What is needed:
Copy out the whole listing exactly as written, leaving the pictures behind.

#####

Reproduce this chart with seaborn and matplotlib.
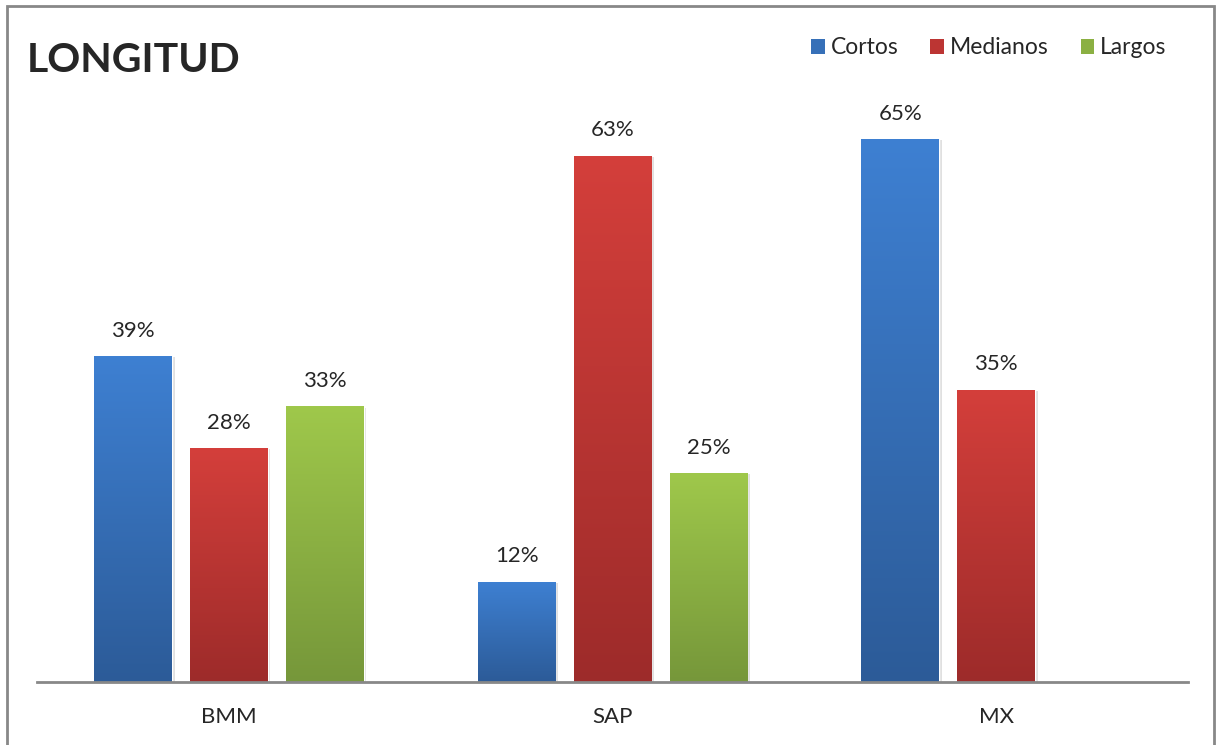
import numpy as np
import pandas as pd
import seaborn as sns
import matplotlib.pyplot as plt
from matplotlib.colors import LinearSegmentedColormap
from matplotlib.patches import Rectangle, Patch
import matplotlib.patheffects as pe

sistemas = ["BMM", "SAP", "MX"]
longitudes = ["Cortos", "Medianos", "Largos"]
cortos = [39, 12, 65]
medianos = [28, 63, 35]
largos = [33, 25, None]  # MX sin largos

# top / bottom colours of the gradient per series
top_colors = ["#3e80d2", "#d43f3b", "#9fc84b"]
bottom_colors = ["#2c5b98", "#9d2b2a", "#76973a"]
mid_colors = ["#3670b8", "#bc3533", "#8bb042"]

rows = []
for i, s in enumerate(sistemas):
    for name, vals in zip(longitudes, [cortos, medianos, largos]):
        if vals[i] is not None:
            rows.append({"Sistema": s, "Longitud": name, "Pct": vals[i]})
df = pd.DataFrame(rows)

sns.set_style("white")
plt.rcParams["font.family"] = ["Lato", "DejaVu Sans"]

fig = plt.figure(figsize=(12.18, 7.45), dpi=100)
ax = fig.add_axes([37 / 1218, 63 / 745, 1151 / 1218, 585 / 745])

sns.barplot(
    data=df,
    x="Sistema",
    y="Pct",
    hue="Longitud",
    order=sistemas,
    hue_order=longitudes,
    palette=mid_colors,
    width=0.75,
    gap=0.19,
    errorbar=None,
    legend=False,
    ax=ax,
)

# gradient fill on every bar
grad = np.linspace(0, 1, 256).reshape(-1, 1)
for k, container in enumerate(ax.containers):
    cmap = LinearSegmentedColormap.from_list("g", [bottom_colors[k], top_colors[k]])
    for bar in container:
        h = bar.get_height()
        if not np.isfinite(h) or h == 0:
            continue
        x0 = bar.get_x()
        w = bar.get_width()
        bar.set_path_effects([pe.SimplePatchShadow(offset=(2, -1), alpha=0.12, shadow_rgbFace="black"), pe.Normal()])
        im = ax.imshow(grad, cmap=cmap, aspect="auto", origin="lower",
                       extent=[x0, x0 + w, 0, h], zorder=bar.get_zorder() + 0.1)
        im.set_clip_path(bar)
    ax.bar_label(container, fmt="%d%%", padding=11, fontsize=16)

ax.set_xlim(-0.5, 2.5)
ax.set_ylim(0, 70)

for side in ["top", "left", "right"]:
    ax.spines[side].set_visible(False)
ax.spines["bottom"].set_color("#888888")
ax.spines["bottom"].set_linewidth(2)
ax.set_yticks([])
ax.set_xlabel("")
ax.set_ylabel("")
ax.tick_params(axis="x", length=0, labelsize=16, pad=18)

fig.text(27 / 1218, 1 - 60 / 745, "LONGITUD", fontsize=29.5, fontweight="bold",
         va="center", ha="left")

handles = [Patch(facecolor=c, edgecolor="none") for c in mid_colors]
fig.legend(handles, longitudes, loc="center right",
           bbox_to_anchor=(1178 / 1218, 1 - 48 / 745), ncol=3, frameon=False,
           fontsize=16.5, handlelength=0.6, handleheight=0.6, handletextpad=0.25,
           columnspacing=1.4, borderpad=0)

fig.add_artist(Rectangle((7 / 1218, -0.02), 1207 / 1218, (745 - 6) / 745 + 0.02,
                         transform=fig.transFigure, fill=False,
                         edgecolor="#888888", linewidth=2))

plt.savefig("out.png", dpi=100)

#####

The result:
Reproduce this chart with seaborn and matplotlib.
import numpy as np
import pandas as pd
import seaborn as sns
import matplotlib.pyplot as plt
from matplotlib.colors import LinearSegmentedColormap
from matplotlib.patches import Rectangle, Patch
import matplotlib.patheffects as pe

sistemas = ["BMM", "SAP", "MX"]
longitudes = ["Cortos", "Medianos", "Largos"]
cortos = [39, 12, 65]
medianos = [28, 63, 35]
largos = [33, 25, None]  # MX sin largos

# top / bottom colours of the gradient per series
top_colors = ["#3e80d2", "#d43f3b", "#9fc84b"]
bottom_colors = ["#2c5b98", "#9d2b2a", "#76973a"]
mid_colors = ["#3670b8", "#bc3533", "#8bb042"]

rows = []
for i, s in enumerate(sistemas):
    for name, vals in zip(longitudes, [cortos, medianos, largos]):
        if vals[i] is not None:
            rows.append({"Sistema": s, "Longitud": name, "Pct": vals[i]})
df = pd.DataFrame(rows)

sns.set_style("white")
plt.rcParams["font.family"] = ["Lato", "DejaVu Sans"]

fig = plt.figure(figsize=(12.18, 7.45), dpi=100)
ax = fig.add_axes([37 / 1218, 63 / 745, 1151 / 1218, 585 / 745])

sns.barplot(
    data=df,
    x="Sistema",
    y="Pct",
    hue="Longitud",
    order=sistemas,
    hue_order=longitudes,
    palette=mid_colors,
    width=0.75,
    gap=0.19,
    errorbar=None,
    legend=False,
    ax=ax,
)

# gradient fill on every bar
grad = np.linspace(0, 1, 256).reshape(-1, 1)
for k, container in enumerate(ax.containers):
    cmap = LinearSegmentedColormap.from_list("g", [bottom_colors[k], top_colors[k]])
    for bar in container:
        h = bar.get_height()
        if not np.isfinite(h) or h == 0:
            continue
        x0 = bar.get_x()
        w = bar.get_width()
        bar.set_path_effects([pe.SimplePatchShadow(offset=(2, -1), alpha=0.12, shadow_rgbFace="black"), pe.Normal()])
        im = ax.imshow(grad, cmap=cmap, aspect="auto", origin="lower",
                       extent=[x0, x0 + w, 0, h], zorder=bar.get_zorder() + 0.1)
        im.set_clip_path(bar)
    ax.bar_label(container, fmt="%d%%", padding=11, fontsize=16)

ax.set_xlim(-0.5, 2.5)
ax.set_ylim(0, 70)

for side in ["top", "left", "right"]:
    ax.spines[side].set_visible(False)
ax.spines["bottom"].set_color("#888888")
ax.spines["bottom"].set_linewidth(2)
ax.set_yticks([])
ax.set_xlabel("")
ax.set_ylabel("")
ax.tick_params(axis="x", length=0, labelsize=16, pad=18)

fig.text(27 / 1218, 1 - 60 / 745, "LONGITUD", fontsize=29.5, fontweight="bold",
         va="center", ha="left")

handles = [Patch(facecolor=c, edgecolor="none") for c in mid_colors]
fig.legend(handles, longitudes, loc="center right",
           bbox_to_anchor=(1178 / 1218, 1 - 48 / 745), ncol=3, frameon=False,
           fontsize=16.5, handlelength=0.6, handleheight=0.6, handletextpad=0.25,
           columnspacing=1.4, borderpad=0)

fig.add_artist(Rectangle((7 / 1218, -0.02), 1207 / 1218, (745 - 6) / 745 + 0.02,
                         transform=fig.transFigure, fill=False,
                         edgecolor="#888888", linewidth=2))

plt.savefig("out.png", dpi=100)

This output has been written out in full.